The Treasury committee said: “This is a missed opportunity to help prevent another LCF-type event. 

“The government must intervene urgently to include measures to address fraud via online advertising in the Online Safety Bill to prevent further harm to customers being offered fraudulent financial products.”

The committee also urged the FCA to intervene and ban a financial promotion where it breaches its rules.

It said: “In the case of LCF, the FCA did not have appropriate policies to allow it to intervene in LCF’s financial promotions breaches. 

“In future, the FCA should be more interventionist and should make more frequent use of its powers rather than maintaining a culture of risk aversion.”

The report added the committee supports the views of the current FCA leadership that the organisation needs to become a more “proactive”, “agile”, “decisive”, and joined-up regulator that is willing to act to protect consumers and financial markets. 

It said the FCA board should set itself an end date for the transformation programme and create milestones at which changes in culture can be reviewed, and that this should be published.

Commenting on the report chairman of the Treasury committee Mel Stride said: “The collapse of LCF is one of the largest conduct regulatory failures in decades.

"Dame Elizabeth Gloster identified a litany of failings at the FCA regarding its regulation of LCF, and highlighted a range of changes needed at the FCA under its new leadership.

“The Treasury Committee has made some further recommendations for the regulator and the government to help prevent another LCF.

“This includes setting deadlines and milestones for the FCA’s transformation programme, expediting HM Treasury’s consultation into the regulation of mini-bonds, and including measures to address fraud via online advertising in the Online Safety Bill.”

LCF compensation

In April, it was announced that the FCA is expected to pay compensation to a small number of LCF investors who complained about the regulator’s handling of their case.

This came as the government set up a compensation scheme for LCF victims through which it will reimburse individual bondholders up to £68,000.

The government-funded scheme is available to all LCF bondholders who have not already received compensation from the Financial Services Compensation Scheme and represents 80 per cent of the compensation they would have received had they been eligible for FSCS protection.
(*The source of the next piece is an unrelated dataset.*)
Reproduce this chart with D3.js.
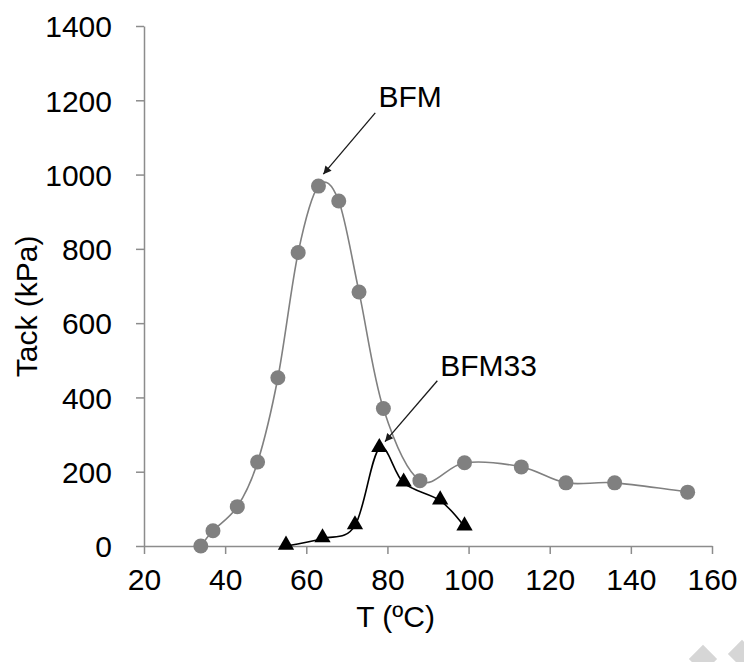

The FSCS has already paid out more than £57m to around 2,800 LCF bondholders where it found investors had been advised by the firm. Anyone without evidence of advice has so far missed out.

In the report published today, the committee said it welcomed the approach taken by HM Treasury to compensate LCF victims, saying it had “struck a balance between consumer responsibility and the FCA’s failings”.

But it said the HM Treasury consultation on mini-bond regulation should be expedited. 

“The perimeter of regulation determines what the FCA can and cannot regulate. The case of LCF illustrates how important it is that the FCA looks at a regulated firm’s activities both within and outside of the perimeter,” it said.

“Dame Elizabeth described the 'halo effect' as the 'imprimatur of respectability' that regulation gives a firm by using its FCA-authorised status to promote risky products to attract investors for an unregulated activity. 

“This 'halo effect' seems inevitable as long as authorised firms also carry out unregulated activities so we recommend that the FCA should require authorised firms to make clear explicitly the risks to customers associated with their unregulated activities.”

It concluded that the FCA should be given the power to recommend changes to the perimeter of regulation formally to HM Treasury.